:: Exercise description ::
Pictures stay out of the copy; restate everything else in the material exactly.

-*-*-

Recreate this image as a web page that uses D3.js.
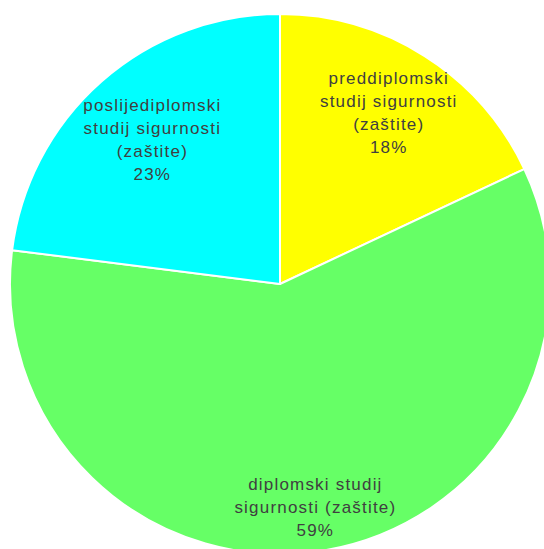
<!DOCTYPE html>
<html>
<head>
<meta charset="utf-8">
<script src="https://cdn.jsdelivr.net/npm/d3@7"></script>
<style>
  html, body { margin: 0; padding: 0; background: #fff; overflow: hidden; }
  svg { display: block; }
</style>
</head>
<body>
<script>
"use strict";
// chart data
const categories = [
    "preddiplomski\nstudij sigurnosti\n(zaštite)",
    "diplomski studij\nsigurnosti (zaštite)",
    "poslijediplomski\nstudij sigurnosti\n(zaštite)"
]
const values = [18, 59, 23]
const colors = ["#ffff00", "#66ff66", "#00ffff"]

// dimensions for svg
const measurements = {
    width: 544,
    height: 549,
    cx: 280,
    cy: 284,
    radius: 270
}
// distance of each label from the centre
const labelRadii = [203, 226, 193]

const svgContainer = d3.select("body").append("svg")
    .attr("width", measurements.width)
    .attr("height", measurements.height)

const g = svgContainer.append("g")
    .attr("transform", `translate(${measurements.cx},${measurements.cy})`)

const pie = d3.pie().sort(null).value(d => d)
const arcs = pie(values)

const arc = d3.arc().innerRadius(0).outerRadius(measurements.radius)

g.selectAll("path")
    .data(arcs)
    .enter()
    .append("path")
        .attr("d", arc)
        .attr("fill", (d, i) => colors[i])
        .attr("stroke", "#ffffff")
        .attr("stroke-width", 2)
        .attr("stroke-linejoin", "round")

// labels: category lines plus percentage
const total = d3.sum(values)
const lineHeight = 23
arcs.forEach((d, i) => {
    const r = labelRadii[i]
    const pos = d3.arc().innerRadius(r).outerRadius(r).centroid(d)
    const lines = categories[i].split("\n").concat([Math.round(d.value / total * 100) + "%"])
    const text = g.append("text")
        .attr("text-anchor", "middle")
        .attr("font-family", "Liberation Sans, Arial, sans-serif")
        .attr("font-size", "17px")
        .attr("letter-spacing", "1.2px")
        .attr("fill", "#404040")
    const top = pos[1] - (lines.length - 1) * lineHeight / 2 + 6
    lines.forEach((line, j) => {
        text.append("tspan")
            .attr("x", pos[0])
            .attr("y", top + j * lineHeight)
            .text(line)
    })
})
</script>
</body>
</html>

-*-*-

:: Reply to the task ::
Recreate this image as a web page that uses D3.js.
<!DOCTYPE html>
<html>
<head>
<meta charset="utf-8">
<script src="https://cdn.jsdelivr.net/npm/d3@7"></script>
<style>
  html, body { margin: 0; padding: 0; background: #fff; overflow: hidden; }
  svg { display: block; }
</style>
</head>
<body>
<script>
"use strict";
// chart data
const categories = [
    "preddiplomski\nstudij sigurnosti\n(zaštite)",
    "diplomski studij\nsigurnosti (zaštite)",
    "poslijediplomski\nstudij sigurnosti\n(zaštite)"
]
const values = [18, 59, 23]
const colors = ["#ffff00", "#66ff66", "#00ffff"]

// dimensions for svg
const measurements = {
    width: 544,
    height: 549,
    cx: 280,
    cy: 284,
    radius: 270
}
// distance of each label from the centre
const labelRadii = [203, 226, 193]

const svgContainer = d3.select("body").append("svg")
    .attr("width", measurements.width)
    .attr("height", measurements.height)

const g = svgContainer.append("g")
    .attr("transform", `translate(${measurements.cx},${measurements.cy})`)

const pie = d3.pie().sort(null).value(d => d)
const arcs = pie(values)

const arc = d3.arc().innerRadius(0).outerRadius(measurements.radius)

g.selectAll("path")
    .data(arcs)
    .enter()
    .append("path")
        .attr("d", arc)
        .attr("fill", (d, i) => colors[i])
        .attr("stroke", "#ffffff")
        .attr("stroke-width", 2)
        .attr("stroke-linejoin", "round")

// labels: category lines plus percentage
const total = d3.sum(values)
const lineHeight = 23
arcs.forEach((d, i) => {
    const r = labelRadii[i]
    const pos = d3.arc().innerRadius(r).outerRadius(r).centroid(d)
    const lines = categories[i].split("\n").concat([Math.round(d.value / total * 100) + "%"])
    const text = g.append("text")
        .attr("text-anchor", "middle")
        .attr("font-family", "Liberation Sans, Arial, sans-serif")
        .attr("font-size", "17px")
        .attr("letter-spacing", "1.2px")
        .attr("fill", "#404040")
    const top = pos[1] - (lines.length - 1) * lineHeight / 2 + 6
    lines.forEach((line, j) => {
        text.append("tspan")
            .attr("x", pos[0])
            .attr("y", top + j * lineHeight)
            .text(line)
    })
})
</script>
</body>
</html>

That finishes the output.